Leonardo da Vinci and Michelangelo are also known to have undertaken detailed anatomical dissections at various points in their long careers. Leonardo da Vinci, who is without doubt the most significant artist-anatomist of all time, first undertook a series of detailed studies of the human skull in 1489, borrowing from the architect’s rigorous technique of representing three- dimensional forms in plan, section, elevation, and perspective view. He thereby invented a new vocabulary for the history of scientific illustration. Leonardo produced his most precisely drawn dissections of the human body in 1510–11, probably working under the direction of the young professor of anatomy, Marcantonio della Torre, from the University of Pavia.

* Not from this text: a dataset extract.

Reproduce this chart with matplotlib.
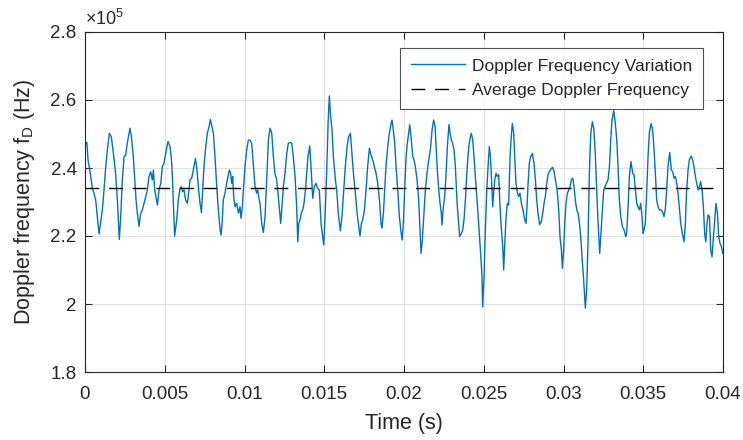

However, his methods of illustrating the dissection of muscles in layers, as well as some of his “plan, section, and elevation” techniques, seem to have become widely disseminated, and were incorporated in the first comprehensively illustrated Renaissance treatise, Andreas Vesalius’ De humani corporis fabrica, published in Basel in 1543. The Renaissance may be best known for its artworks: Michelangelo’s Sistine Chapel and “David,” and Da Vinci’s “Mona Lisa” and “Vitruvian Man” have without a doubt shaped the course of art history. Italian Renaissance artists became anatomists by necessity, as they attempted to refine a more lifelike, sculptural portrayal of the human figure. Indeed, until about 1500– 1510, their investigations surpassed much of the knowledge of anatomy that was taught at the universities.

In turn, physicians contracted artists to draw illustrations for the high volume of texts coming out in the field of anatomy, made possible by Gutenberg’s invention of the printing press around 1440.

Reading this history of art would of course motivate artists and art students to enter into biology labs in order to study cadavers. This gives confidence to those who are intrigued to attain perfection in their anatomical drawings in order to shape up their artistic career. And why not when one has an easy access in all legal ways along with good assistance it becomes easier to perfect his/her drawing skills. Who knows, how many Leonardos and Michelangelos are born in the time to come, who might take Mona Lisa and Sistine Chapel to another level of perfection! Since this is a highly advanced and technologically equipped time period, where there is access to anything and everything. This is the best time period for an artist to fully depict and express oneself in whatever form he/she wishes to, which can be well quoted as “freedom of expression”!